New Zealand business confidence plunged to a seven-month low in June, as costs, credit and capacity weigh on firms. Retail is the most gloomy sector.
A net 39 percent of 341 firms surveyed in the ANZ business outlook survey expect general business conditions to deteriorate in the coming year, 12 points lower than May’s result and the lowest that measure has been since November 2017.
The survey has become a political football since the election as headline confidence has continued to weaken. Finance Minister Grant Robertson has said he thinks it’s an issue around perception and the survey is not historically correlated with GDP growth.
Companies are also typically more downbeat about the broader economy under a Labour administration, and ANZ stressed today that business sentiment “is only one input into the decision-making that drives the economy” and “firms’ expectations of their own activity are a better gauge of future GDP growth”.

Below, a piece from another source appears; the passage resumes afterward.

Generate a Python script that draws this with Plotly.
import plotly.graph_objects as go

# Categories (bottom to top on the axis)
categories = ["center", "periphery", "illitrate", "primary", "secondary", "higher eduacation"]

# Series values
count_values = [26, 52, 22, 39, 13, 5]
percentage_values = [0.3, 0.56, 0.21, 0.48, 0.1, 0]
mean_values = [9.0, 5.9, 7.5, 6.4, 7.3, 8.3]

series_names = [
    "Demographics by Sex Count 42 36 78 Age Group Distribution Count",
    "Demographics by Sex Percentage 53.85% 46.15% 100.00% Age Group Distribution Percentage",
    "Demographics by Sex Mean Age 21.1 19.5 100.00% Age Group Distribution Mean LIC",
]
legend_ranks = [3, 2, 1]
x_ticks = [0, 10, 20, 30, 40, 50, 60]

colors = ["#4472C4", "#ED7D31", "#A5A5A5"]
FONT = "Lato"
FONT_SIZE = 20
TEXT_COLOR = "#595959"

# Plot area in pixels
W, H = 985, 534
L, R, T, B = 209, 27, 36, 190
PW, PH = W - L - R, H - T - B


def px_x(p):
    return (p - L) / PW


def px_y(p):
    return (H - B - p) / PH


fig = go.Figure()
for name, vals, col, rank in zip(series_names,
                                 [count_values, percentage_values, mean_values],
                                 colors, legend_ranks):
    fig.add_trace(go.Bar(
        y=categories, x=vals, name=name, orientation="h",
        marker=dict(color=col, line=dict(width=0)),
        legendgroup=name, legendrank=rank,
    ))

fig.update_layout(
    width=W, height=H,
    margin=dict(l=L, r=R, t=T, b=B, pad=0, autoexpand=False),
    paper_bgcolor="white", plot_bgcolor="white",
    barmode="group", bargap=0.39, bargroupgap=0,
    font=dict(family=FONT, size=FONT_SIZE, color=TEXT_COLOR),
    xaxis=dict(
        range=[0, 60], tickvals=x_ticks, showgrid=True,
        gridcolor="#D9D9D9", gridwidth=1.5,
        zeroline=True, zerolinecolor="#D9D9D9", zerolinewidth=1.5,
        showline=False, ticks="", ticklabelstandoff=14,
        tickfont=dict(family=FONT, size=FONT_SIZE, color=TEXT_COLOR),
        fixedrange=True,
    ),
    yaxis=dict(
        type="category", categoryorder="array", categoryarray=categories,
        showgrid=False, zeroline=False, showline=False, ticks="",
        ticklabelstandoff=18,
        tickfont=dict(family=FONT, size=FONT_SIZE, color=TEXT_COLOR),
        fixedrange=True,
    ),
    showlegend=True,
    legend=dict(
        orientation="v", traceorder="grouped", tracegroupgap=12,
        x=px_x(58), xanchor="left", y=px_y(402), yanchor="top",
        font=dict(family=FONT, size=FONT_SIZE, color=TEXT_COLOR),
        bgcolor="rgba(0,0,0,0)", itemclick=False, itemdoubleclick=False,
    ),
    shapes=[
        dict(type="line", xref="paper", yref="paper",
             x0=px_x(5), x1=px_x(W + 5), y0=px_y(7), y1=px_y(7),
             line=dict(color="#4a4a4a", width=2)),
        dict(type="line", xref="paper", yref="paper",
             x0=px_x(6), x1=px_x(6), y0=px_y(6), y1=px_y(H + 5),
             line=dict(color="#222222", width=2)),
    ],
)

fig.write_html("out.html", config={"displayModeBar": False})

However, that latter measure was also today down, though it remained positive. A net 9 percent of firms predicted increased activity in their own business, down from 14 percent last month. Manufacturers were the most optimistic at net 16 percent positive, while retailers were most gloomy at net 6 percent.

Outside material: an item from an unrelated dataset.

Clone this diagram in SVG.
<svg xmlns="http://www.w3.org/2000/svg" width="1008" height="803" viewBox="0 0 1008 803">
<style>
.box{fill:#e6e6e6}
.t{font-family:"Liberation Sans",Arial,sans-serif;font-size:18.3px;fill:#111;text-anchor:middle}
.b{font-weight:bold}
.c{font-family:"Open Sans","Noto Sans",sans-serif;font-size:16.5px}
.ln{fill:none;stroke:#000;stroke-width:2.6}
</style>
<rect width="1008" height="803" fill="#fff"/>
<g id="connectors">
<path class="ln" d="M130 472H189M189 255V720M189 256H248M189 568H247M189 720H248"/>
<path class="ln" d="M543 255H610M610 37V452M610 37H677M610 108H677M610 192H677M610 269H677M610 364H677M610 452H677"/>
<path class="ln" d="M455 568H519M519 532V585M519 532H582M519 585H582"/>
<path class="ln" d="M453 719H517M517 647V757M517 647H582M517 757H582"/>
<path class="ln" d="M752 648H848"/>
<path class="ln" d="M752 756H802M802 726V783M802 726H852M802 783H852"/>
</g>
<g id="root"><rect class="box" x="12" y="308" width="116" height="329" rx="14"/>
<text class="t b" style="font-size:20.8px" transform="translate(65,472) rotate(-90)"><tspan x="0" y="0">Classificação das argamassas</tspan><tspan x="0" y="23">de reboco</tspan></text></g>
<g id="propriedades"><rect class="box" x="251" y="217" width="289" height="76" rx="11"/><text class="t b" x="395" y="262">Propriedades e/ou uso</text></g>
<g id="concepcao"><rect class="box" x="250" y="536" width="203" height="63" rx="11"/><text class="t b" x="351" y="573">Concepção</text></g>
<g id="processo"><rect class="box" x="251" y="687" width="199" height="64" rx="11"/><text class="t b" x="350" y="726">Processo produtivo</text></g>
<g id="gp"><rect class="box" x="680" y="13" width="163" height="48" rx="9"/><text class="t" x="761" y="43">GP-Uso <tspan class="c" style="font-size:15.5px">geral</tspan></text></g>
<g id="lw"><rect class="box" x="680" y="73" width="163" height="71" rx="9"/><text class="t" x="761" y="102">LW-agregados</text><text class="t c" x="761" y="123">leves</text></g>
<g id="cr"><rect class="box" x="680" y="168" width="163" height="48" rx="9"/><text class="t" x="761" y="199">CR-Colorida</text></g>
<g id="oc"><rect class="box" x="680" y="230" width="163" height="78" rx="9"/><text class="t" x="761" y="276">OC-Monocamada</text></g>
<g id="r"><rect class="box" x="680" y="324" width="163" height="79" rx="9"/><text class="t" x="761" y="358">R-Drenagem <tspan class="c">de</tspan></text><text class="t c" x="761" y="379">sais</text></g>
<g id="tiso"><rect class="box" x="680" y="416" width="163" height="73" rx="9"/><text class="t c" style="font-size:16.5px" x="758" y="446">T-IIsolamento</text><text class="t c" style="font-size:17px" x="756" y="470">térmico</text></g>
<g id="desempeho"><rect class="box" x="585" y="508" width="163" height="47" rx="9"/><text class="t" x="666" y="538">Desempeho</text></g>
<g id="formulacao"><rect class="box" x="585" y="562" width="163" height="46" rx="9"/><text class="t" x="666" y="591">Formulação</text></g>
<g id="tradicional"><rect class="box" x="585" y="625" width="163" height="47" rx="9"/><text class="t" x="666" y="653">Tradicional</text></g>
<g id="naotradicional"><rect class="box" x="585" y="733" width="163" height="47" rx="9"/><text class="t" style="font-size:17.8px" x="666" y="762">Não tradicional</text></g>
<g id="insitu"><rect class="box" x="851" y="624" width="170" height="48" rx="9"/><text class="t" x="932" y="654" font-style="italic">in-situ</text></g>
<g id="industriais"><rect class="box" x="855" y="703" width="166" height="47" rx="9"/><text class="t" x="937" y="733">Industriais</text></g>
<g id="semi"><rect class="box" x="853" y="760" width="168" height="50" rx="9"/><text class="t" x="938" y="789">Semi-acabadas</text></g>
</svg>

“Our composite GDP growth indicator combines business expectations and intentions with consumer confidence. This remains expansionary (with robust consumer confidence providing support), but suggests the economy may continue gently losing steam over coming months, despite the support coming from fiscal stimulus and high commodity prices,” ANZ says.
“Going forward, we expect tailwinds in the form of fiscal stimulus and strong terms of trade will see the economy continue to grow at about par. However, cost, credit and capacity headwinds have strengthened, and firms have noticed.”
“We need a solid-looking economy to deliver on the social policy agenda. That solidity is looking shaky.”
– Cameron Bagrie
Commenting on the ANZ survey, economist Cameron Bagrie says although some of the slide in confidence will be seasonally motivated (confidence tends to weaken into winter), the trend “is starting to look worrying”.
In particular, Bagrie, who heads Bagrie Economics, is concerned that firms’ own activity expectations – traditionally a politically-agnostic indicator – continues to weaken.
“The economy is now clearly tracking around 2% and not 3%. We already saw that in the Q1 GDP figures. Today’s survey cements more of the same. In fact growth is looking lower.
“The difference between 3% and 2% growth is a $800m potential loss of tax revenue,” Bagrie says. Treasury is expecting growth to rebound to 3-3.5% – that’s a country mile off. We need a solid-looking economy to deliver on the social policy agenda. That solidity is looking shaky.”
Bagrie says the continued fall in activity expectations out of the service sector is perplexing. “This sector is not being impacted by government policy changes, so something more broad is going on.”
The ANZ survey shows hiring intentions dropped, with a net 1 percent of firms planning to take on new staff, down from net 7 percent in May, and negative hiring intentions in construction and agriculture. Profit expectations dropped 4 points to net 13 percent negative, with retail the weakest sector. A net 4 percent of firms expect to increase their investment, up 1 point “but still low”, ANZ says.
A net 27 percent of firms intend to raise prices, up from 26 percent in May, while inflation expectations rose to 2.3 percent from 2.12 percent.
ANZ said the biggest problem for survey respondents was a lack of skilled employment, with 28 percent considering it their most important issue. Staff was a particular issue amongst construction, manufacturing and services firms. Some 17 percent of firms said regulation was their biggest issue, the highest reading for this problem since this data started being collected in March 2012.